Task input ▸
----

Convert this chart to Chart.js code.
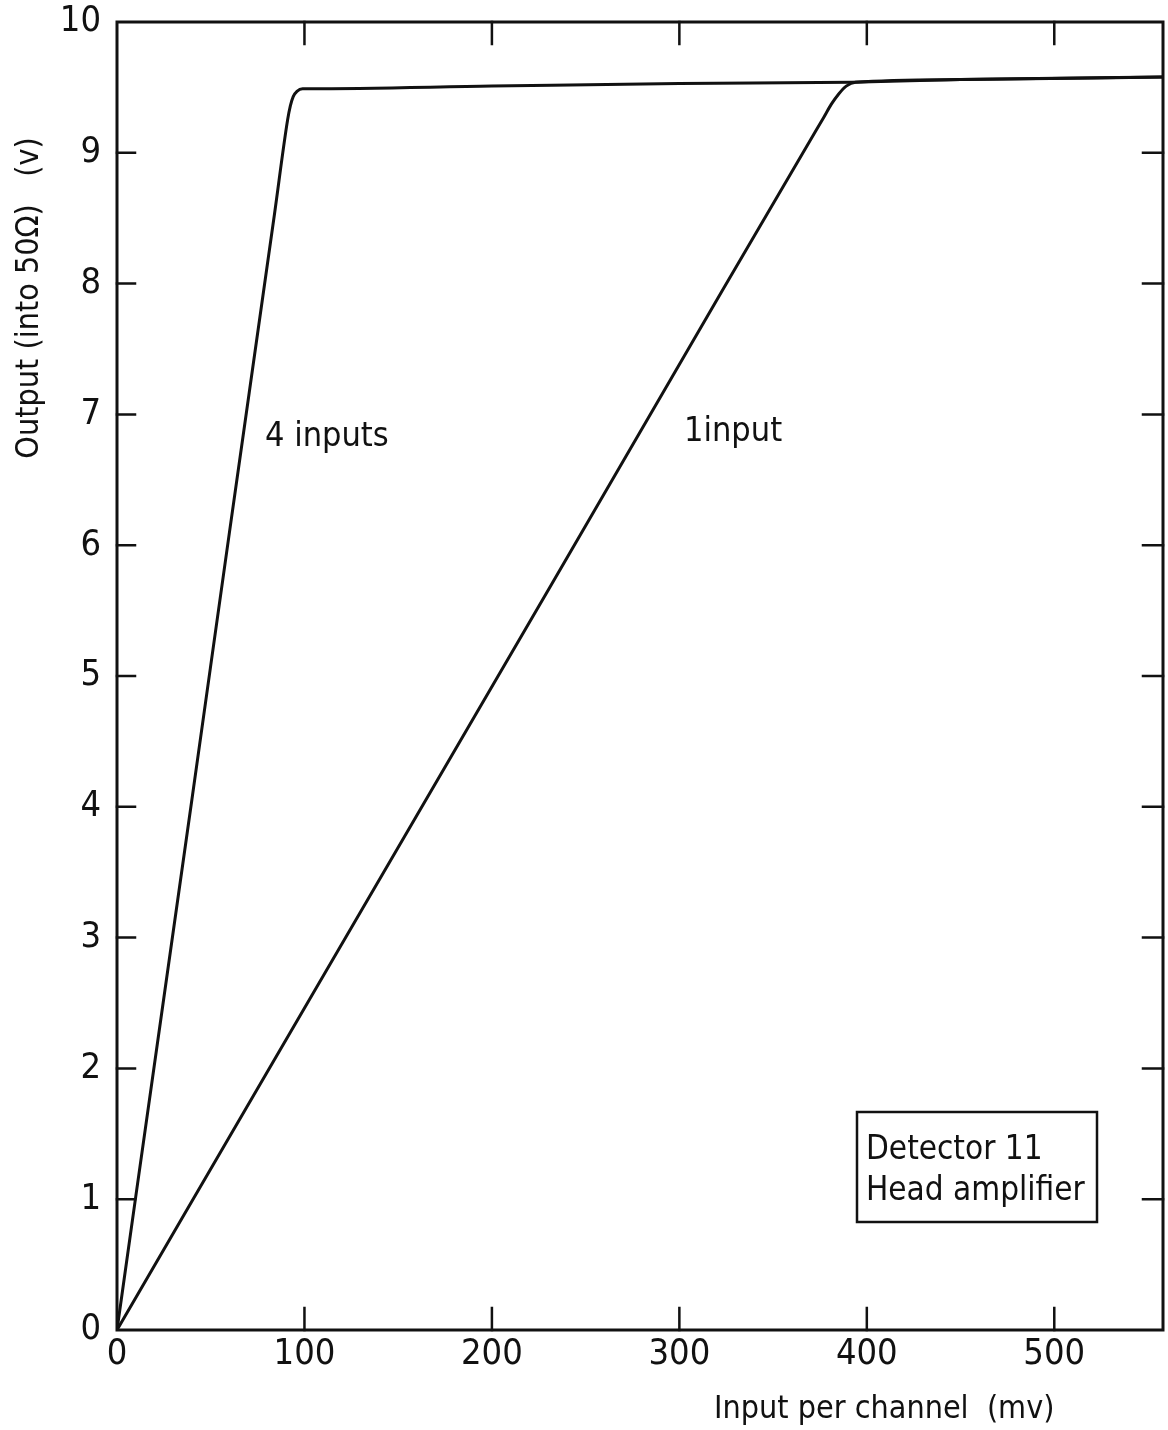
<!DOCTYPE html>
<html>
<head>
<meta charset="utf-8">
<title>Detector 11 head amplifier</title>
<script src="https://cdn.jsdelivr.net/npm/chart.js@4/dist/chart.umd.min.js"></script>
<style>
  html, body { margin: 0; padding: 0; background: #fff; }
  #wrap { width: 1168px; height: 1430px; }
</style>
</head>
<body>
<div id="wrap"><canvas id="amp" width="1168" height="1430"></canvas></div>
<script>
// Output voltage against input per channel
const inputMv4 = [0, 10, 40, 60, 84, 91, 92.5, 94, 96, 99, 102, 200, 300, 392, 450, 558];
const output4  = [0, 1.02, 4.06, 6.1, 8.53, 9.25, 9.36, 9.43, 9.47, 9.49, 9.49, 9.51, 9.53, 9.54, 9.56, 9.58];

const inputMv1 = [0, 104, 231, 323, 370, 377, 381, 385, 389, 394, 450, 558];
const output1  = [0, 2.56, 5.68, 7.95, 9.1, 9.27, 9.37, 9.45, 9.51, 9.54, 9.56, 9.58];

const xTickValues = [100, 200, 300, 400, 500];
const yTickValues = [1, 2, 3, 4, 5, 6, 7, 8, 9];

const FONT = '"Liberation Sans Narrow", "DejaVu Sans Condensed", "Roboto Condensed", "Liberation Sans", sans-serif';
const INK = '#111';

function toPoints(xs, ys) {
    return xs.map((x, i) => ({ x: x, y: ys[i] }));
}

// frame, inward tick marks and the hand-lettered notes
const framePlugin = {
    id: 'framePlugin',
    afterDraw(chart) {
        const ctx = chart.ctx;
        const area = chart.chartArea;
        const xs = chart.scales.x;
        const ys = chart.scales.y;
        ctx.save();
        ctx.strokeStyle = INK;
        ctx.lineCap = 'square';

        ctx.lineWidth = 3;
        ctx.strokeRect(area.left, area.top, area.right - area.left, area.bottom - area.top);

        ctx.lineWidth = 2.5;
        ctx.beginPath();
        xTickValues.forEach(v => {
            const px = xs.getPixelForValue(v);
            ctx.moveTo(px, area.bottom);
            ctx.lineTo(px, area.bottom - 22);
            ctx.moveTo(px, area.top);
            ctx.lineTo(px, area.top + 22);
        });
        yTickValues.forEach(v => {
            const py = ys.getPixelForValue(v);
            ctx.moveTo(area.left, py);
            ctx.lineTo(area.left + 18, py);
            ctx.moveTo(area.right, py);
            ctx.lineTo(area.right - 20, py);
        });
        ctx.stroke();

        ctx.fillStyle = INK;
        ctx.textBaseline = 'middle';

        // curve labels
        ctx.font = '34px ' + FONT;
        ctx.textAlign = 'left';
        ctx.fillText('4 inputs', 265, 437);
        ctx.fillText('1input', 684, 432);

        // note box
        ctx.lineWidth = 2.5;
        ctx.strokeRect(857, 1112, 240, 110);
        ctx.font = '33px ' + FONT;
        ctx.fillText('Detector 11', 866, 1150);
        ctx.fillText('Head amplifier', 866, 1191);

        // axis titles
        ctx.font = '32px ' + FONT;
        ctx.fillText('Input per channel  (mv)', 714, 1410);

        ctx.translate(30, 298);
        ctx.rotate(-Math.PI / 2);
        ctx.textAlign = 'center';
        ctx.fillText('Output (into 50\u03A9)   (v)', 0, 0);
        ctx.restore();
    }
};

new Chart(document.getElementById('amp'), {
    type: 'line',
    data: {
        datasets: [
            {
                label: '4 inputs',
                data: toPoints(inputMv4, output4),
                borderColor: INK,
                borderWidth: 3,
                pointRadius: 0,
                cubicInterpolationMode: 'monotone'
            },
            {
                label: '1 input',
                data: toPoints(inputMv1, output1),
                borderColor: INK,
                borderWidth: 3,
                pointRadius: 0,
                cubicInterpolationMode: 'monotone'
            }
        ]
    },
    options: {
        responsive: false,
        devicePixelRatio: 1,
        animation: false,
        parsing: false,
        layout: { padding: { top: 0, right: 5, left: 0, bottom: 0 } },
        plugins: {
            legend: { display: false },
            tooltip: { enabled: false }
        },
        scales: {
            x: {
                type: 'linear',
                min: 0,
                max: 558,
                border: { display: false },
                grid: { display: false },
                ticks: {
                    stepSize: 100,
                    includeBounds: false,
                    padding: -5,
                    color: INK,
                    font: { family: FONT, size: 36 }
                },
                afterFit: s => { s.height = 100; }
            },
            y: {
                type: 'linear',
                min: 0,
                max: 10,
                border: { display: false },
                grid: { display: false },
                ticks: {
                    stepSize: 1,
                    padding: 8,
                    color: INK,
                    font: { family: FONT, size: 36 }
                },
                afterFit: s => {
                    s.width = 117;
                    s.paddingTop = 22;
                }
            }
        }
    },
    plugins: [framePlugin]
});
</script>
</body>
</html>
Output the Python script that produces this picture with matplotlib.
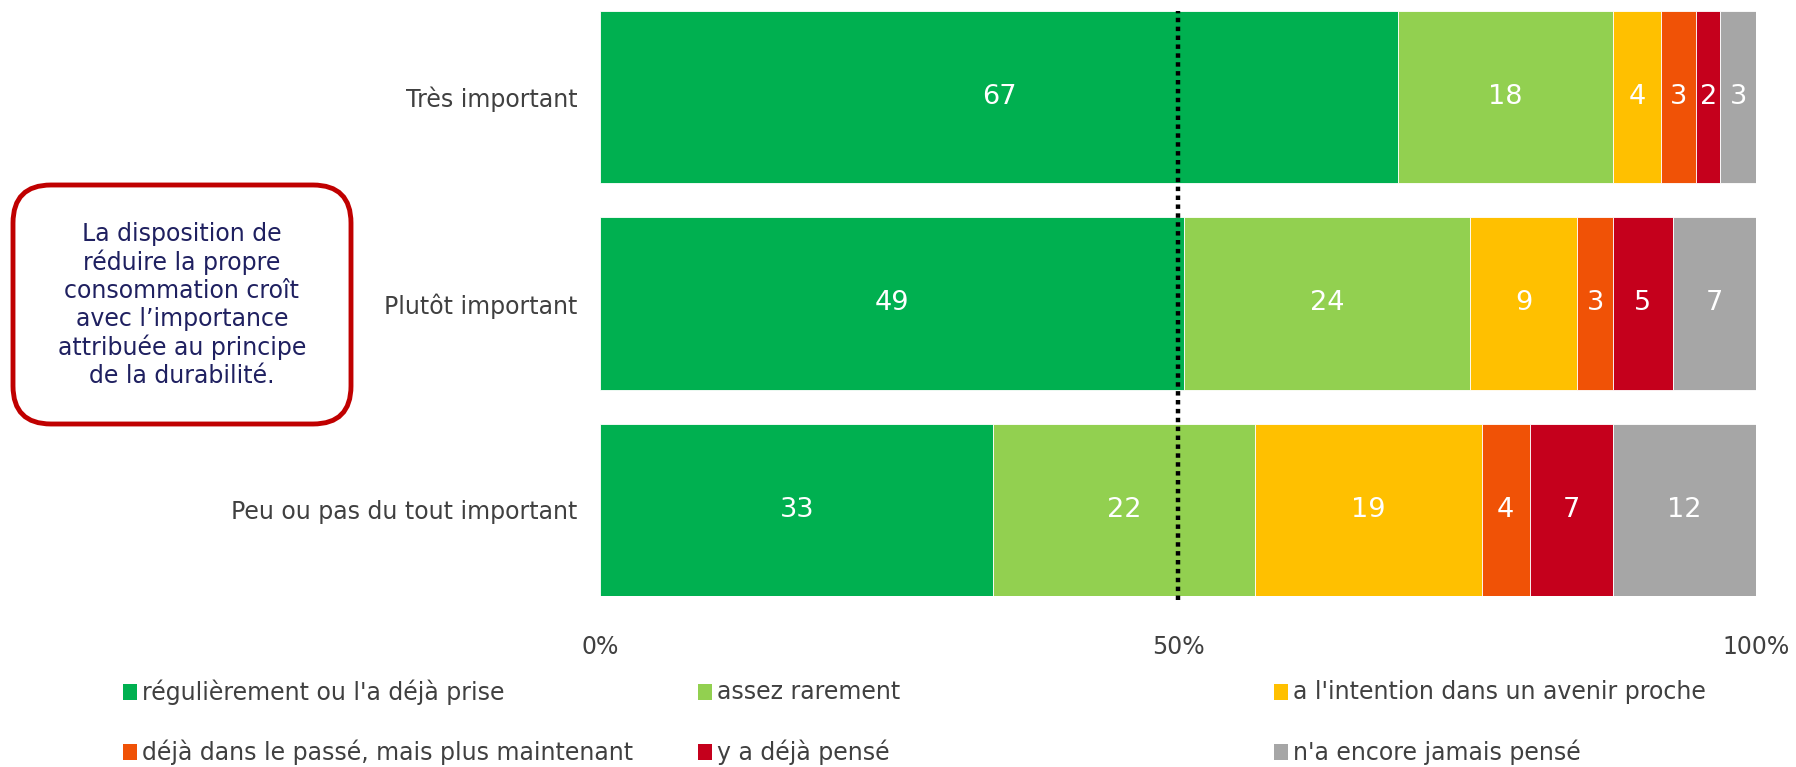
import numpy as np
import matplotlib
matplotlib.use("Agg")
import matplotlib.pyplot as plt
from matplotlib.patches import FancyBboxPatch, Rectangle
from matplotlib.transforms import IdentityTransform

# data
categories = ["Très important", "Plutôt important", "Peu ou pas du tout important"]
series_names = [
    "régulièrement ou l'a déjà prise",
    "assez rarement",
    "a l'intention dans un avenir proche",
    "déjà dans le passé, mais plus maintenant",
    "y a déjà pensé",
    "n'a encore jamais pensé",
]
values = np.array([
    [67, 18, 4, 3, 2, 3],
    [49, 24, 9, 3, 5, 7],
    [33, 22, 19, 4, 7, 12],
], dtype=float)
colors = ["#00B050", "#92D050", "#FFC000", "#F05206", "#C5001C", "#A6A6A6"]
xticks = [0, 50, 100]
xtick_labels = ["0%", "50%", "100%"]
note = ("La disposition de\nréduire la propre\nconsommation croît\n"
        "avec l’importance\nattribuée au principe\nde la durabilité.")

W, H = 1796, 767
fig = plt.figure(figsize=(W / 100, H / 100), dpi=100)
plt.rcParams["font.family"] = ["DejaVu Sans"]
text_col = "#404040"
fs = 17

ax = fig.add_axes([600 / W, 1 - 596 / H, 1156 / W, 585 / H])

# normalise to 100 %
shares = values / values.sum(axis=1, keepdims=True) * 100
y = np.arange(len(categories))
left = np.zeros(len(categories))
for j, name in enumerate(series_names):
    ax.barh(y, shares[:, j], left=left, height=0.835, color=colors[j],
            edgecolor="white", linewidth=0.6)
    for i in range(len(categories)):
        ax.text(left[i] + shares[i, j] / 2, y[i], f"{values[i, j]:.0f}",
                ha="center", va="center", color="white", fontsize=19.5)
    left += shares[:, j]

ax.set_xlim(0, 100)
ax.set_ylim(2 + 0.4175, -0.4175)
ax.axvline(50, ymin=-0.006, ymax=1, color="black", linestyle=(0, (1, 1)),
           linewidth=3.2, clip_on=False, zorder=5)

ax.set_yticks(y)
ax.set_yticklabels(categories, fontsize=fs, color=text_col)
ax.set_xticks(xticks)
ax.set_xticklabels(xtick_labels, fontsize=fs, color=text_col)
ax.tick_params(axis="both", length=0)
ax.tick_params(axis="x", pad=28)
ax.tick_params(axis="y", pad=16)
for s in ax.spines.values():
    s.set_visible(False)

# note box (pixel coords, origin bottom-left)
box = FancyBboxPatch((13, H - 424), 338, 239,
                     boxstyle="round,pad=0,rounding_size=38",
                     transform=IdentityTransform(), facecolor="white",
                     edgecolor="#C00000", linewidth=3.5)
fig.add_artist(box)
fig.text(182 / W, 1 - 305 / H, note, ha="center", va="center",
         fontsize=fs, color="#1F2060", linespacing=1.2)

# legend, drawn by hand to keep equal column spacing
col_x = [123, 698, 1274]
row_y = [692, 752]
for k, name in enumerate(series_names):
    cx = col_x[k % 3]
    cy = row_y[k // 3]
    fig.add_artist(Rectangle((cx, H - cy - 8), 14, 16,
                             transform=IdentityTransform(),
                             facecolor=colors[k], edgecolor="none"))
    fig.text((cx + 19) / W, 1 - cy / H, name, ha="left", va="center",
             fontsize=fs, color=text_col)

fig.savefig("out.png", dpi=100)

----

Task objective ▸ Using the data above, copy exactly the lines from the one containing "Output the Python" to the one containing "from matplotlib.transforms import", inclusive. Exclude the pictures.

Expected answer ▸
Output the Python script that produces this picture with matplotlib.
import numpy as np
import matplotlib
matplotlib.use("Agg")
import matplotlib.pyplot as plt
from matplotlib.patches import FancyBboxPatch, Rectangle
from matplotlib.transforms import IdentityTransform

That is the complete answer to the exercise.